The idea is to compare guidance conds in two different-sized windows around each latent pixel: a detail window of size DxD and a structure window of size SxS. For each latent pixel, we compute a pair of alignment maps between the two tensors, called the detail_alignment and structure_alignment respectively.
The detail_alignment map considers all 2x2 sub-regions in the DxD regions and computes the cosine similarity between the parent and child tensors in each 2x2 sub-region, then averaging these values over all such sub-regions in the DxD regions. The structure_alignment map is computed similarly, using regions of size SxS instead for the structure.
Because cosine similarity of two random vectors in R^n tends to 0 as n grows sufficiently high (intuitively, random vectors tend to be increasingly orthogonal as the dimension of the space increases), averaging cosine similarity over 2x2 sub-regions instead of directly computing cosine similarity in regions of size DxD and SxS, is used as a normalization method to ensure the values computed at different resolutions DxD and SxS are comparable.
The detail alignment will tend to be higher when the details are similar between the two latents, and have a negative value instead when the details in the child latent are contrasting to the details in the parent latent, indicating that the second prompt contains novel details that can be blended. The structure alignment will instead be positive when the structure is similar, and negative where the child latent would significantly diverge from the compositional structure of the parent at resolution SxS.

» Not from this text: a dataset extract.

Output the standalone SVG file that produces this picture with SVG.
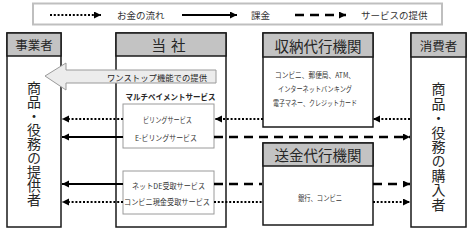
<svg xmlns="http://www.w3.org/2000/svg" width="470" height="230" viewBox="0 0 470 230">
<defs>
<style>
text{font-family:"Noto Sans CJK JP","Noto Sans",sans-serif;fill:#262626}
.box{fill:#fff;stroke:#1a1a1a;stroke-width:1.5}
.hdr{fill:#c3c3c3;stroke:#1a1a1a;stroke-width:1.5}
.inner{fill:#fff;stroke:#9a9a9a;stroke-width:1}
.ht{font-size:14.5px;text-anchor:middle;dominant-baseline:central}
.hs{font-size:12.5px;text-anchor:middle;dominant-baseline:central}
.st{font-size:7.5px;text-anchor:middle;dominant-baseline:central;fill:#333}
.vt{font-size:14px;writing-mode:vertical-rl;text-orientation:upright}
.lg{font-size:9.5px;dominant-baseline:central;fill:#333}
.dot{stroke:#000;stroke-width:2.2;stroke-dasharray:2 1.8;fill:none}
.sol{stroke:#000;stroke-width:2;fill:none}
.dash{stroke:#000;stroke-width:2.5;stroke-dasharray:9 6;fill:none}
</style>
<marker id="ah" markerUnits="userSpaceOnUse" markerWidth="8" markerHeight="8" refX="7" refY="3.5" orient="auto">
<path d="M0,0 L7,3.5 L0,7 z" fill="#000"/>
</marker>
</defs>
<rect width="470" height="230" fill="#fff"/>

<g id="legend">
<rect x="33" y="3.5" width="409" height="21" fill="#fff" stroke="#bfbfbf" stroke-width="2"/>
<line class="dot" x1="50" y1="15" x2="101" y2="15" marker-end="url(#ah)"/>
<text class="lg" x="117" y="15">お金の流れ</text>
<line class="sol" x1="182" y1="15" x2="237" y2="15" marker-end="url(#ah)"/>
<text class="lg" x="251" y="15">課金</text>
<line class="dash" x1="295" y1="15" x2="346" y2="15" stroke-dasharray="9 5" marker-end="url(#ah)"/>
<text class="lg" x="361" y="15">サービスの提供</text>
</g>

<g id="jigyosha">
<rect class="box" x="7" y="33" width="54" height="194"/>
<rect class="hdr" x="7" y="33" width="54" height="23"/>
<text class="hs" x="34" y="44.5">事業者</text>
<text class="vt" x="34" y="81">商品・役務の提供者</text>
</g>

<g id="tousha">
<rect class="box" x="116" y="33" width="110" height="194"/>
<rect class="hdr" x="116" y="33" width="110" height="23"/>
<text class="ht" x="171" y="44.5" letter-spacing="5">当社</text>
<text x="170.5" y="96" font-size="8" font-weight="bold" text-anchor="middle" dominant-baseline="central" fill="#111" textLength="90" lengthAdjust="spacingAndGlyphs">マルチペイメントサービス</text>
</g>

<g id="billing">
<rect class="inner" x="123" y="104" width="91" height="44"/>
<text class="st" x="167.5" y="119" textLength="49" lengthAdjust="spacingAndGlyphs">ビリングサービス</text>
<text class="st" x="166" y="137" textLength="62" lengthAdjust="spacingAndGlyphs">E-ビリングサービス</text>
</g>

<g id="uketori">
<rect class="inner" x="123" y="171" width="91" height="43"/>
<text class="st" x="168.5" y="185.5" textLength="73" lengthAdjust="spacingAndGlyphs">ネットDE受取サービス</text>
<text class="st" x="167" y="201" textLength="86" lengthAdjust="spacingAndGlyphs">コンビニ現金受取サービス</text>
</g>

<g id="shuno">
<rect class="box" x="263" y="33" width="110" height="94"/>
<rect class="hdr" x="263" y="33" width="110" height="24"/>
<text class="ht" x="318" y="45">収納代行機関</text>
<text class="st" x="315" y="74" textLength="80" lengthAdjust="spacingAndGlyphs">コンビニ、郵便局、ATM、</text>
<text class="st" x="315" y="88" textLength="74" lengthAdjust="spacingAndGlyphs">インターネットバンキング</text>
<text class="st" x="315" y="102" textLength="84" lengthAdjust="spacingAndGlyphs">電子マネー、クレジットカード</text>
</g>

<g id="sokin">
<rect class="box" x="263" y="143" width="110" height="82"/>
<rect class="hdr" x="263" y="143" width="110" height="23"/>
<text class="ht" x="318" y="154.5">送金代行機関</text>
<text class="st" x="320" y="197" textLength="44" lengthAdjust="spacingAndGlyphs">銀行、コンビニ</text>
</g>

<g id="shohisha">
<rect class="box" x="411" y="33" width="55" height="194"/>
<rect class="hdr" x="411" y="33" width="55" height="24"/>
<text class="hs" x="438.5" y="45">消費者</text>
<text class="vt" x="438.5" y="82" letter-spacing="0.4">商品・役務の購入者</text>
</g>

<g id="onestop">
<path d="M45,76 L66,63 L66,70 L216,70 L216,83 L66,83 L66,90 Z" fill="#ececec" stroke="#9a9a9a" stroke-width="1"/>
<text x="157" y="76.5" font-size="8.5" text-anchor="middle" dominant-baseline="central" fill="#333" textLength="100" lengthAdjust="spacingAndGlyphs">ワンストップ機能での提供</text>
</g>

<g id="connectors">
<line class="dot" x1="123" y1="119" x2="62" y2="119" marker-end="url(#ah)"/>
<line class="sol" x1="123" y1="137" x2="62" y2="137" marker-end="url(#ah)"/>
<line class="sol" x1="123" y1="184" x2="62" y2="184" marker-end="url(#ah)"/>
<line class="dot" x1="123" y1="202" x2="62" y2="202" marker-end="url(#ah)"/>
<line class="dot" x1="263" y1="119" x2="215" y2="119" marker-end="url(#ah)"/>
<line class="dot" x1="410" y1="119" x2="373" y2="119" marker-end="url(#ah)"/>
<line class="dash" x1="214" y1="137" x2="410" y2="137" stroke-dasharray="12 6 9 6" marker-end="url(#ah)"/>
<line class="dash" x1="214" y1="184" x2="262" y2="184" stroke-dasharray="12 6 9 6"/>
<line class="dash" x1="373" y1="184" x2="410" y2="184" stroke-dasharray="12 6 9 6" marker-end="url(#ah)"/>
<line class="dot" x1="214" y1="202" x2="263" y2="202"/>
<line class="dot" x1="373" y1="202" x2="410" y2="202" marker-end="url(#ah)"/>
</g>
</svg>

An alignment weight is computed by starting with the structure alignment and subtracting the detail alignment, giving a single alignment map which is positive when the child latent guidance can enhance the details of the parent latent guidance, without disrupting its structure. The negative values are clamped, and each latent pixel is blended according to its resulting alignment weight.
I currently have this implemented for a range of values for D and S, from 2 to 33 latent pixels each, for experimentation. Decreasing the value of D will typically make it easier for the child prompt to influence the details of the resulting image, while increasing the value of S will work to relax the preservation of higher level compositional structure. For most prompts,
structure prompt AND_ALIGN_3_7 detail prompt
feels like a good starting point, but I recommend trying different combinations with a range of different prompts to get a feel for how they behave.I've tested this method rather extensively and found it to be very useful, and I'm excited to share it. Please let me know if you have any questions, comments, suggestions, feedback, etc.